Overwatch is a love letter to classic FPS multiplayer. Quake, Counter Strike and most obviously Team Fortress 2 are all inspirations for Overwatch’s gameplay. Unlike Call of Duty Overwatch requires constant teamwork. Knowing where your teammates are, what heroes they have chosen and how you can best benefit your team are imperative for victory. Each of the four classes, and each of the 21 heroes spread across those classes, has a specific place in the team dynamic. The most rewarding aspect of Overwatch is the interplay between the heroes. Modern FPS multiplayer holds 1v1 match ups above everything else. Every design choice ensures no one player has an advantage over any other. A match of Call of Duty could be seen as six 1v1 matches. Overwatch takes the exact opposite approach focusing on team v team. This design philosophy allowed Blizzard to design heroes without worrying about 1v1 match ups. Tracer won’t beat Roadhog 9 times out of 10 but distracting a Roadhog player still benefits the team. This allows for a much wider variety in hero play styles. Your success in Overwatch is not measured by KD ratio but rather how well you do the job your chosen hero was designed for. The ability to change heroes during the game makes for very interesting tactical choices as each team has to react to the other’s hero choice
There is no loadout customization in Overwatch. Each hero is equipped with one weapon, two abilities and an ultimate, although this exact ratio varies from hero to hero. Learning the ins and outs of a hero and the interplay between abilities is half the fun in Overwatch. There are only three gamemodes, attack/defense, payload and king of the hill. Much like League of Legends, Overwatch’s gameplay variety comes from the heroes. The same gamemode can feel totally different depending on which hero you choose. It nails the “simple to learn but hard to master” idea that so many games struggle to capture.

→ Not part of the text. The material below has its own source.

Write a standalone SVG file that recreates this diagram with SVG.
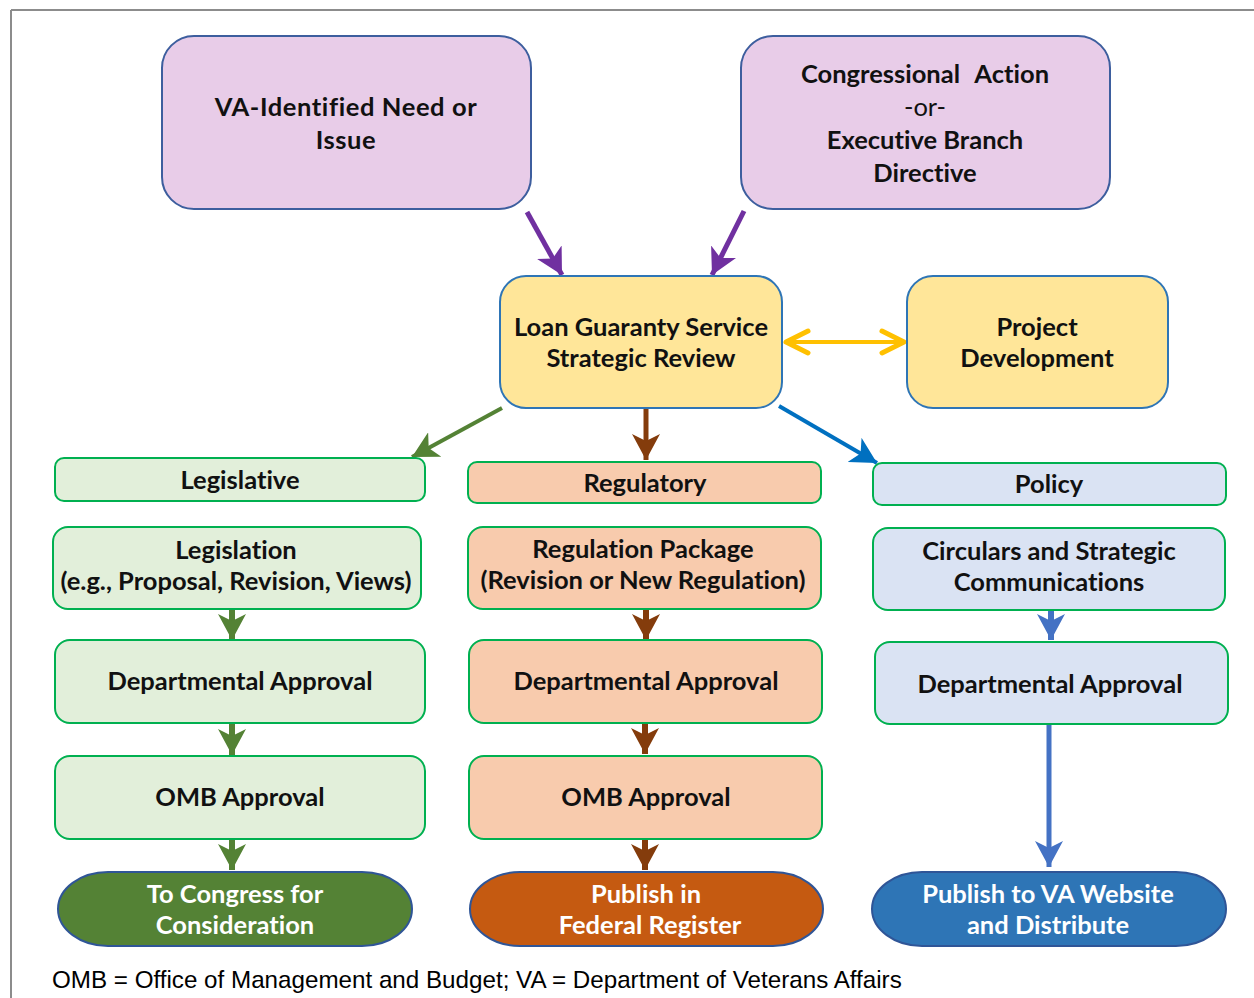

Blizzard has given each hero their own personality both in terms of gameplay and presentation. The visual design of each hero is consistent with how they play. Tracer is on the small side of the hero roster and wields two small pistols. Her backstory says she was a test pilot for teleportation aircraft. Everything we see from Tracer in the trailers, from her abilities to her upbeat personality, is reflected in game. She plays fast and is great for flanking. Her pistols don’t do much damage, small guns generally don’t, but they are used to distract and hinder the enemy team. Even her audio voice lines are always cheerful and optimistic no matter the situation. This synergy between visual design and gameplay may not seem important but it is. Allowing a new player to get a feel for a hero from looking at them on the character select screen makes Overwatch very accessible and less intimidating for newcomers.
Overwatch is great and it is really popular right now, but the true test will be how long it can keep people playing. Once the novelty of Overwatch wears off will it still be fun after the 900th match? I think only time will tell. Blizzard’s first test will be competitive mode which launches in about a month. Having a rewarding competitive mode will do wonders for Overwatch’s long-term player interest. Blizzard’s other silver bullet is their DLC plan. All future maps and heroes will be free for all players. Keeping the player base unfragmented is a bold, player-first move.
That being said, I do think there are some problems with Overwatch. The biggest is the price point. On the gameplay side Overwatch is easily compared to Team Fortress 2 while their overall strategy is more in line with League of Legends. With a big unfragmented player base and a huge e-sports push Overwatch is attempting to recreate the global phenomenon League has become. There is one huge problem. TF2 and League are free to play. Overwatch is asking sixty dollars. As much fun as Overwatch is I have a hard time condoning a sixty dollar price point for an online-only game. In addition to sixty dollars Overwatch offers micro transactions in the form of loot crates. Yes, it is all cosmetic stuff that doesn’t affect the gameplay but I don’t think that matters. This is still a sixty dollar game locking some of its content behind luck-based microtransactions. And yes, I know you can also earn loot crates by playing the game and use in-game currency to buy skins etc. But the in game currency can only be earned through the loot crates themselves which defeats the purpose of it entirely. You can’t grind for the currency to get that awesome Mercy skin because it is all up to chance. Because of this the progression system is not rewarding at all. I don’t feel like I am working toward anything besides a bigger number next to my player icon. Blizzard could easily solve this by giving each player a tiny bit of currency after each match. As much hate as Call of Duty gets their progression system works. I always felt like I was working toward something. However, in Overwatch I brace myself for disappointment every time I open a loot box.
Overall, the future looks bright for Overwatch. If you want to relive classic FPS multiplayer days, or you want to try something new, Overwatch is one of the best multiplayer games to come out in years.